# Eclipse Galileo 3.5.0 - Endlosschleife bei Update



## pocketom (8. Jul 2009)

Galileo scheint wohl einen Bug beim Updater zu haben, bzw. es tritt wohl dann auf wenn die automatisch eingestellte Updatesite down ist:

Wenn ich ein neues Plugin per UpdateSite installiere über Install New Software / Add / Location dann verfängt es sich in irgendeinem eclipse.pde.core Download (der wohl gerade nicht verfügbar ist). Ebenso beim Uninstall von Plugins blockt diese Update, man kann irgendwie garnichts mehr installieren/deinstallieren:






Dabei will er leider immer automatisch zuerst das Eclipse jar ziehen und sowas wie einen TimeOut oder MaxRetryCount kennt das Ding anscheinend nicht... :-( Total doof, zwingt einem dieses Update auf obwohl mans garnicht ausgewählt hat.

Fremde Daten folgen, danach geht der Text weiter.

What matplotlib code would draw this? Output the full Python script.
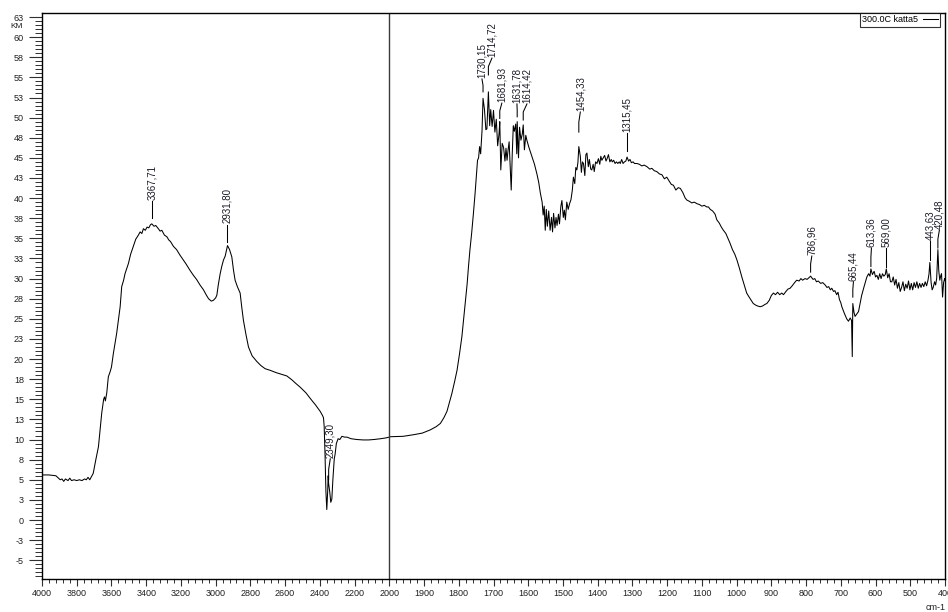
import numpy as np
import matplotlib
matplotlib.use("Agg")
import matplotlib.pyplot as plt
from matplotlib.ticker import FixedLocator

plt.rcParams['font.family'] = ['Liberation Sans', 'DejaVu Sans']

# spectrum, 4000-2000 cm-1
wn_high = [4000, 3960, 3920, 3905, 3895, 3885, 3875, 3865, 3850, 3840, 3830, 3815, 3800,
           3785, 3770, 3755, 3745, 3735, 3725, 3715, 3705, 3690, 3675, 3665, 3656, 3645,
           3640, 3635, 3627, 3618, 3608, 3600, 3589, 3570, 3550, 3541, 3530, 3522, 3502,
           3490, 3474, 3460, 3445, 3435, 3425, 3416, 3405, 3395, 3385, 3375, 3367.71, 3355,
           3345, 3330, 3320, 3310, 3295, 3281, 3270, 3260, 3243, 3225, 3205, 3186, 3170,
           3150, 3128, 3110, 3090, 3070, 3055, 3041, 3025, 3013, 3000, 2993, 2985, 2974,
           2965, 2955, 2945, 2931.80, 2920, 2907, 2897, 2888, 2875, 2859, 2850, 2840, 2825,
           2811, 2790, 2763, 2740, 2715, 2686, 2650, 2620, 2590, 2560, 2540, 2513, 2480,
           2455, 2425, 2398, 2385, 2379, 2375, 2370, 2365, 2360, 2355, 2352, 2349.30, 2343,
           2337, 2331, 2325, 2317, 2312, 2305, 2295, 2285, 2273, 2258, 2244, 2220, 2186,
           2150, 2120, 2090, 2050, 2020]
km_high = [5.6, 5.6, 5.5, 5.2, 5.0, 5.1, 4.8, 5.1, 4.9, 5.2, 4.9, 5.0, 4.9,
           5.0, 4.9, 5.1, 5.0, 5.3, 5.0, 5.4, 5.8, 7.5, 9.1, 11.3, 13.3, 15.0,
           15.3, 14.8, 15.8, 17.8, 18.4, 19.0, 20.7, 23.2, 26.5, 29.0, 29.8, 30.6, 31.9,
           33.0, 34.0, 34.9, 35.4, 35.8, 35.6, 36.2, 36.0, 36.4, 36.3, 36.7, 36.8, 36.5,
           36.6, 36.2, 35.9, 36.0, 35.4, 35.2, 34.8, 34.6, 34.0, 33.6, 32.9, 32.3, 31.8,
           31.1, 30.4, 29.9, 29.2, 28.6, 28.0, 27.5, 27.2, 27.3, 27.6, 27.95, 29.2, 30.6,
           31.5, 32.3, 32.8, 34.1, 33.6, 32.7, 31.0, 29.8, 29.0, 28.2, 26.5, 24.8, 23.0,
           21.5, 20.4, 19.7, 19.2, 18.8, 18.6, 18.3, 18.1, 17.9, 17.4, 17.0, 16.5, 15.8,
           15.1, 14.3, 13.5, 13.0, 12.7, 11.6, 8.0, 3.5, 1.3, 3.5, 5.5, 4.5, 3.5,
           2.2, 2.6, 5.0, 7.6, 8.2, 9.5, 10.1, 10.0, 10.4, 10.3, 10.3, 10.1, 10.0,
           9.95, 9.95, 10.0, 10.1, 10.2]

# spectrum, 2000-400 cm-1
wn_low = [2000, 1997, 1960, 1930, 1905, 1882, 1865, 1853, 1843, 1834, 1827, 1820, 1812,
          1805, 1798, 1791, 1786, 1781, 1776, 1772, 1768, 1763, 1758, 1753, 1749, 1746,
          1743, 1740, 1737, 1733, 1730.15, 1726, 1722, 1719, 1714.72, 1711, 1708, 1704,
          1700, 1696, 1692, 1688, 1684, 1681.93, 1679, 1675, 1671, 1667, 1664, 1661, 1658,
          1655, 1652, 1649, 1646, 1643, 1640, 1636, 1633, 1631.78, 1628, 1625, 1621, 1617,
          1614.42, 1611, 1607, 1604, 1598, 1589, 1582, 1575, 1570, 1565, 1560, 1557, 1554,
          1551, 1548, 1545, 1541, 1537, 1533, 1530, 1527, 1523, 1520, 1517, 1513, 1510,
          1506, 1503, 1499, 1496, 1493, 1489, 1485, 1481, 1477, 1473, 1470, 1466, 1463,
          1460, 1457, 1454.33, 1450, 1447, 1444, 1441, 1437, 1434, 1431, 1427, 1424, 1420,
          1417, 1413, 1410, 1406, 1402, 1398, 1394, 1391, 1388, 1384, 1380, 1376, 1373,
          1369, 1365, 1361, 1358, 1354, 1350, 1346, 1342, 1338, 1335, 1331, 1327, 1323,
          1319, 1315.45, 1311, 1307, 1303, 1298, 1294, 1287, 1280, 1273, 1266, 1258, 1250,
          1244, 1237, 1230, 1222, 1215, 1208, 1201, 1194, 1188, 1182, 1175, 1168, 1162,
          1155, 1148, 1143, 1136, 1129, 1122, 1114, 1107, 1100, 1093, 1086, 1081, 1076,
          1069, 1062, 1057, 1050, 1044, 1038, 1031, 1025, 1019, 1012, 1005, 999, 992,
          985, 978, 971, 964, 958, 952, 945, 940, 932, 925, 918, 913, 906, 900, 894, 888,
          882, 876, 870, 865, 858, 852, 846, 840, 833, 827, 820, 815, 810, 803, 797, 792,
          786.96, 780, 775, 770, 765, 758, 752, 745, 740, 735, 730, 726, 721, 717, 712,
          708, 704, 700, 697, 690, 683, 678, 673, 669, 667, 665.44, 662, 659, 654, 649,
          645, 640, 633, 625, 620, 616, 613.36, 609, 604, 600, 596, 592, 588, 584, 580,
          576, 572, 569.00, 565, 561, 557, 553, 549, 545, 541, 537, 533, 529, 525, 521,
          517, 513, 509, 505, 501, 497, 493, 489, 485, 481, 477, 473, 469, 465, 461, 457,
          453, 449, 446, 443.63, 440, 437, 434, 430, 427, 424, 420.48, 418, 415, 412, 410,
          407, 404, 401, 400]
km_low = [10.3, 10.35, 10.4, 10.6, 10.8, 11.2, 11.6, 12.0, 12.7, 13.5, 14.6, 15.7, 17.2,
          18.6, 20.6, 22.8, 25.0, 27.3, 29.3, 31.5, 33.5, 35.6, 38.0, 40.6, 43.0, 44.7,
          45.0, 46.4, 45.5, 48.4, 52.4, 51.0, 48.5, 48.6, 53.2, 49.0, 51.0, 48.9,
          50.9, 48.2, 49.8, 46.5, 48.0, 49.5, 43.5, 46.8, 46.3, 44.6, 46.2, 44.7, 46.0,
          47.0, 44.0, 41.0, 45.5, 49.0, 48.3, 49.2, 45.5, 49.5, 45.0, 48.8, 47.2, 48.0,
          49.1, 46.0, 47.8, 47.2, 46.3, 45.1, 44.2, 43.0, 42.0, 40.6, 39.5, 37.9, 39.0,
          36.0, 38.6, 36.5, 38.4, 36.0, 37.6, 35.8, 38.1, 36.3, 37.6, 36.6, 38.0, 36.8,
          39.0, 39.7, 37.6, 38.5, 37.3, 39.5, 38.6, 39.3, 39.8, 41.0, 42.6, 41.8, 43.8,
          43.5, 44.4, 46.4, 45.2, 43.2, 44.5, 44.3, 42.8, 45.4, 45.6, 43.9, 44.8, 43.6,
          43.5, 44.2, 43.3, 44.5, 44.3, 44.9, 44.2, 45.2, 44.7, 45.0, 45.3, 44.6, 44.9,
          45.4, 44.5, 44.8, 44.5, 44.7, 44.3, 44.5, 44.3, 44.5, 44.3, 44.8, 44.3, 44.5,
          44.6, 45.1, 44.6, 44.8, 44.4, 44.5, 44.3, 44.3, 44.2, 44.0, 44.1, 43.9, 43.6,
          43.7, 43.4, 43.3, 43.0, 42.9, 42.4, 42.6, 42.1, 41.7, 41.6, 41.0, 41.3, 41.2,
          40.7, 40.0, 39.75, 39.6, 39.4, 39.5, 39.3, 39.2, 39.0, 39.1, 38.9, 38.9, 38.6,
          38.4, 38.0, 37.3, 36.9, 36.4, 36.0, 35.6, 35.0, 34.4, 33.6, 33.0, 32.3, 31.3,
          30.2, 29.2, 28.2, 27.7, 27.3, 26.9, 26.7, 26.6, 26.5, 26.6, 26.8, 26.9, 27.3, 27.9, 28.2, 28.0,
          28.3, 28.0, 28.2, 28.0, 28.4, 28.7, 28.8, 29.1, 29.5, 29.8, 29.7, 30.0, 29.8, 30.0, 29.9, 30.1,
          30.3, 29.9, 30.0, 29.6, 29.7, 29.4, 29.5, 29.2, 28.9, 29.0, 28.6, 28.8, 28.4, 28.5, 28.0,
          28.3, 27.4, 27.0, 26.5, 25.7, 25.0, 24.7, 25.1, 24.8, 20.3, 26.9, 25.8, 25.3, 25.6, 25.9,
          26.8, 27.9, 29.0, 30.2, 30.6, 30.3, 31.2, 30.5, 30.9, 30.2, 30.4, 29.9, 30.6, 30.0, 30.6,
          30.3, 30.5, 31.2, 30.1, 30.6, 29.6, 29.6, 30.2, 29.2, 29.9, 28.8, 29.5, 28.4, 28.9, 29.6,
          28.5, 29.3, 28.8, 29.7, 28.6, 29.4, 28.6, 29.5, 28.9, 29.6, 28.8, 29.4, 28.9, 29.4, 29.0, 29.6,
          29.1, 29.8, 30.6, 32.0, 29.5, 28.6, 28.9, 29.6, 29.2, 30.0, 33.6, 31.0, 29.8, 30.4, 30.6,
          27.7, 29.5, 30.0, 29.8]

# picked peaks
peak_wn = [3367.71, 2931.80, 2349.30, 1730.15, 1714.72, 1681.93, 1631.78, 1614.42,
           1454.33, 1315.45, 786.96, 665.44, 613.36, 569.00, 443.63, 420.48]
peak_text = ["3367,71", "2931,80", "2349,30", "1730,15", "1714,72", "1681,93", "1631,78",
             "1614,42", "1454,33", "1315,45", "786,96", "665,44", "613,36", "569,00",
             "443,63", "420,48"]

y_major = np.arange(-5, 62.6, 2.5)
y_labels = ["-5", "-3", "0", "3", "5", "8", "10", "13", "15", "18", "20", "23", "25", "28",
            "30", "33", "35", "38", "40", "43", "45", "48", "50", "53", "55", "58", "60", "63"]
x_major = [4000, 3800, 3600, 3400, 3200, 3000, 2800, 2600, 2400, 2200, 2000, 1900, 1800,
           1700, 1600, 1500, 1400, 1300, 1200, 1100, 1000, 900, 800, 700, 600, 500, 400]

# leader layout: text x, line bottom, line top
label_x = [3367.71, 2931.80, 2340, 1733.2, 1704.4, 1676, 1632.5, 1603.7,
           1450, 1315.45, 783.5, 663.6, 611.8, 569.0, 443.63, 416.3]
label_lo = [37.5, 34.6, 5.0, 53.2, 55.3, 49.9, 50.1, 49.7, 48.2, 45.8, 30.8, 27.7,
            31.5, 31.5, 32.3, 33.8]
label_hi = [39.6, 36.7, 7.6, 54.8, 57.4, 51.8, 51.7, 51.7, 50.7, 48.1, 32.8, 29.6,
            33.8, 33.8, 34.7, 36.0]


# wavenumber axis: below 2000 cm-1 the scale is doubled
def fwd(x):
    x = np.asarray(x, dtype=float)
    return np.where(x >= 2000, x, 2 * x - 2000)


def inv(y):
    y = np.asarray(y, dtype=float)
    return np.where(y >= 2000, y, (y + 2000) / 2)


wn = np.array(wn_high + wn_low)
km = np.array(km_high + km_low)

fig = plt.figure(figsize=(9.48, 6.12), dpi=100)
ax = fig.add_axes([42 / 948, 33 / 612, 903 / 948, 566 / 612])
ax.set_xscale('function', functions=(fwd, inv))

ax.plot(wn, km, color='black', lw=0.75, label='300.0C katta5')
ax.axvline(2000, color='#3a3a3a', lw=1.0)

for w, t, tx, lo, hi in zip(peak_wn, peak_text, label_x, label_lo, label_hi):
    ax.plot([w, w, tx], [lo, lo + (hi - lo) * 0.5, hi], color='black', lw=0.75)
    ax.text(tx, hi + 0.15, t, rotation=90, ha='center', va='bottom',
            fontsize=7, color='#1c1c28')

ax.set_xlim(4000, 400)
ax.set_ylim(-7.33, 63.0)

ax.xaxis.set_major_locator(FixedLocator(x_major))
ax.set_xticklabels([str(v) for v in x_major])
ax.xaxis.set_minor_locator(FixedLocator(list(np.arange(2000, 4001, 40)) +
                                        list(np.arange(400, 2000, 20))))
ax.yaxis.set_major_locator(FixedLocator(y_major))
ax.set_yticklabels(y_labels)
ax.yaxis.set_minor_locator(FixedLocator(np.arange(-7, 63, 0.5)))

ax.tick_params(axis='y', which='major', length=9.5, width=0.8, pad=3.5,
               labelsize=6.5, labelcolor='#202020', color='#303030')
ax.tick_params(axis='y', which='minor', length=5, width=0.7, color='#303030')
ax.tick_params(axis='x', which='major', length=5, width=0.8, pad=2,
               labelsize=6.5, labelcolor='#202020', color='#303030')
ax.tick_params(axis='x', which='minor', length=3, width=0.7, color='#303030')
for s in ax.spines.values():
    s.set_linewidth(1.0)
    s.set_color('black')

leg = ax.legend(loc='upper right', bbox_to_anchor=(898 / 903, 1.0), borderaxespad=0,
                markerfirst=False, fancybox=False, frameon=True, fontsize=6.5,
                handlelength=1.6, borderpad=0.25, handletextpad=0.6)
leg.get_frame().set_edgecolor('black')
leg.get_frame().set_linewidth(0.8)

fig.text(17 / 948, 1 - 26 / 612, "KM", fontsize=6, ha='center', va='center', color='#202020')
fig.text(936 / 948, 1 - 608 / 612, "cm-1", fontsize=6.5, ha='center', va='center',
         color='#202020')

fig.savefig("out.png", dpi=100)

Kann man das irgendwo deaktivieren oder sonst irgendwie unterbinden?


----------



## Wildcard (9. Jul 2009)

Was du installieren möchtest hat wohl eine Abhängigkeit auf diese Version des Eclipse PlugIns. P2 kann das Feature nicht installieren solange die Abhängigkeiten nicht erfüllt sind.


----------



## pocketom (13. Jul 2009)

Nach einem -clear start hat es sich wohl erledigt...


----------